Concernant le GNC, le rapport indique que ce carburant n’a pas encore dépassé le stade expérimental, malgré de nombreux efforts pour développer son utilisation dans les véhicules.
Fiabilité et avantages environnementaux
Ali Cheknane, doyen de la faculté de technologie d’El Bayadh et expert en énergies renouvelables, affirme que l’Algérie possède une vaste expérience dans l’industrie du gaz, en particulier du GPL. Les exportations algériennes de GPL ont atteint environ 13 millions de tonnes l’année dernière, le niveau le plus élevé depuis 2010, soit une augmentation de 26,1 % par rapport aux 10,2 millions de tonnes de l’année précédente.
Cheknane estime que l’Algérie a fait de grands progrès dans le domaine du GPL grâce à ses relations avec ses partenaires, notamment les pays de l’Union européenne, et qu’elle jouit désormais d’une grande fiabilité en matière de contrats de gaz naturel et de GPL. L’Algérie a pu atteindre cette position grâce à ses infrastructures d’exportation, notamment les usines de liquéfaction de Skikda et d’Arzew, situées sur la côte méditerranéenne, et les gazoducs vers l’Italie et l’Espagne.
Cheknane explique que le GPL, longtemps destiné aux applications industrielles, a progressivement conquis le monde du transport. Il complète le GNC et offre une plus grande autonomie grâce à sa densité énergétique élevée. « Dans le domaine du transport, le GPL est utilisé aujourd’hui dans deux types d’applications principales : le transport routier, où il offre aux camions une autonomie similaire à celle des camions diesel, soit plus de 1000 kilomètres avec un réservoir plein, et le transport maritime, où il permet aux navires de répondre aux nouvelles normes environnementales internationales en réduisant les émissions de gaz à effet de serre et la pollution sonore qui affecte considérablement la faune marine. »
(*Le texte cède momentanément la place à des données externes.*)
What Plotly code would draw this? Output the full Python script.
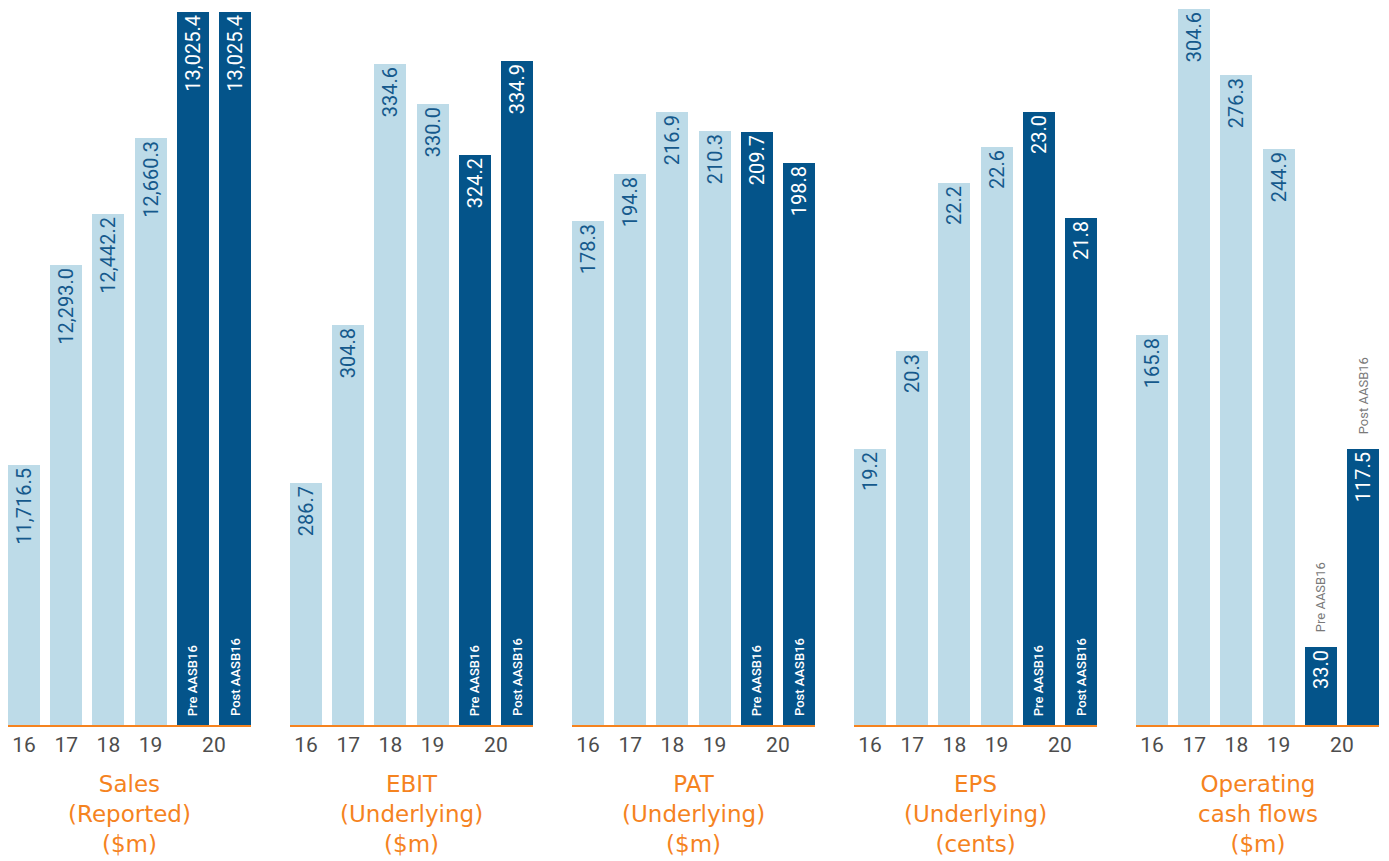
import plotly.graph_objects as go

# ---- data ----
year_labels = ['16', '17', '18', '19', '20']
bar_slots = ['16', '17', '18', '19', '20 Pre AASB16', '20 Post AASB16']
sales = [11716.5, 12293.0, 12442.2, 12660.3, 13025.4, 13025.4]
ebit = [286.7, 304.8, 334.6, 330.0, 324.2, 334.9]
pat = [178.3, 194.8, 216.9, 210.3, 209.7, 198.8]
eps = [19.2, 20.3, 22.2, 22.6, 23.0, 21.8]
ocf = [165.8, 304.6, 276.3, 244.9, 33.0, 117.5]
titles = ['Sales<br>(Reported)<br>($m)',
          'EBIT<br>(Underlying)<br>($m)',
          'PAT<br>(Underlying)<br>($m)',
          'EPS<br>(Underlying)<br>(cents)',
          'Operating<br>cash flows<br>($m)']
series = [sales, ebit, pat, eps, ocf]
pre_post = ['Pre AASB16', 'Post AASB16']

# ---- styling / layout ----
# the page body has an 8px margin, so the figure is drawn 8px smaller
W, H = 1381, 853
LIGHT = '#BDDBE8'
DARK = '#04548A'
LIGHT_TXT = '#15598C'
ORANGE = '#F5831F'
NUMF = 'Roboto, Liberation Sans, sans-serif'
TITLEF = 'DejaVu Sans, Noto Sans, sans-serif'
y_ranges = [[10965.3, 13037.0], [259.03, 341.0], [0, 253.7], [16.088, 24.17], [0, 305.0]]
base_px = 717
panel_left = [282 * k for k in range(5)]
panel_w = 243
ydom = [(H - base_px) / H, 1.0]
title_center_px = 806
xpos = list(range(6))
colors = [LIGHT] * 4 + [DARK] * 2
txtcolors = [LIGHT_TXT] * 4 + ['white'] * 2

fig = go.Figure()
annotations = []
for k, vals in enumerate(series):
    sfx = '' if k == 0 else str(k + 1)
    fig.add_trace(go.Bar(
        x=xpos, y=vals, width=0.76, marker=dict(color=colors, line=dict(width=0)),
        texttemplate='%{y:,.1f}', textposition='inside', insidetextanchor='end',
        textangle=-90, textfont=dict(family=NUMF, size=20, color=txtcolors),
        xaxis='x' + sfx, yaxis='y' + sfx, showlegend=False, hoverinfo='skip',
        customdata=bar_slots,
    ))
    x0 = panel_left[k] / W
    x1 = (panel_left[k] + panel_w) / W
    fig.layout['xaxis' + sfx] = dict(
        domain=[x0, x1], range=[-0.38, 5.38], anchor='y' + sfx,
        tickvals=[0, 1, 2, 3, 4.5], ticktext=year_labels, ticks='',
        tickfont=dict(family=NUMF, size=21, color='#4D4D4D'),
        showline=True, linecolor=ORANGE, linewidth=1.5, showgrid=False,
        zeroline=False, fixedrange=True)
    fig.layout['yaxis' + sfx] = dict(
        domain=ydom, range=y_ranges[k], anchor='x' + sfx, visible=False,
        showgrid=False, zeroline=False, fixedrange=True)
    annotations.append(dict(
        text=titles[k], xref='paper', yref='paper', x=(x0 + x1) / 2,
        y=1 - title_center_px / H, xanchor='center', yanchor='middle',
        showarrow=False, borderpad=0,
        font=dict(family=TITLEF, size=23, color=ORANGE)))
    for j, lab in enumerate(pre_post):
        if k < 4:
            annotations.append(dict(
                text=lab, xref='x' + sfx, yref='y' + sfx, x=4 + j,
                y=y_ranges[k][0], yanchor='bottom', xanchor='center',
                yshift=7, textangle=-90, showarrow=False,
                font=dict(family=NUMF, size=13, color='white', weight=500)))
        else:
            annotations.append(dict(
                text=lab, xref='x' + sfx, yref='y' + sfx, x=4 + j,
                y=vals[4 + j], yanchor='bottom', xanchor='center',
                yshift=13, textangle=-90, showarrow=False,
                font=dict(family=NUMF, size=13, color='#7A7A7A')))

fig.update_layout(width=W, height=H, margin=dict(l=0, r=0, t=0, b=0),
                  paper_bgcolor='white', plot_bgcolor='white',
                  annotations=annotations, bargap=0)
fig.write_html('out.html')
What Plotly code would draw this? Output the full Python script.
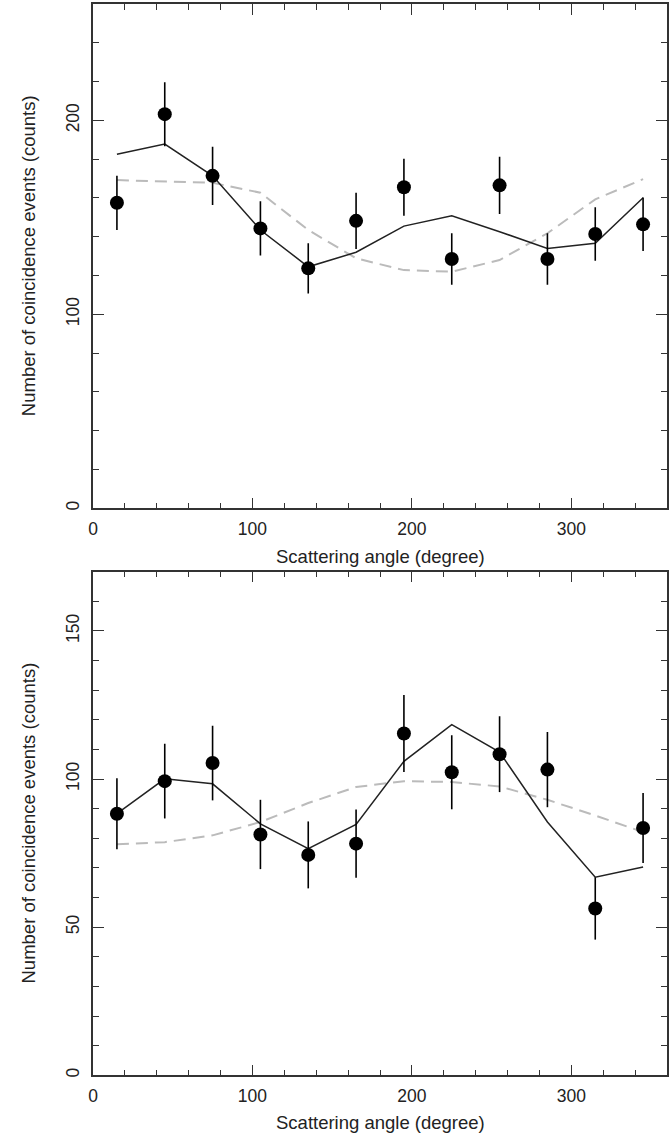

Trois facteurs ont encouragé les autorités algériennes à promouvoir l’utilisation du GPL : l’environnement, l’économie et l’efficacité. « Le GPL ne produit pas de gaz nocifs pour l’environnement lors de sa combustion, mais seulement de petites quantités de vapeur d’eau et de dioxyde de carbone, ce qui garantit une réduction significative des émissions de CO2 par rapport aux autres sources de carburant comme le fioul », explique Cheknane. « Le GPL est également moins cher que les autres carburants, avec un coût relativement stable et une maintenance moins coûteuse. Enfin, le GPL est une énergie efficace, avec une valeur calorifique moyenne de 11,75 kWh par mètre cube. »
L’Algérie semble donc avoir trouvé dans le GPL une solution viable pour réduire sa dépendance aux carburants traditionnels, protéger l’environnement et soulager le portefeuille des automobilistes.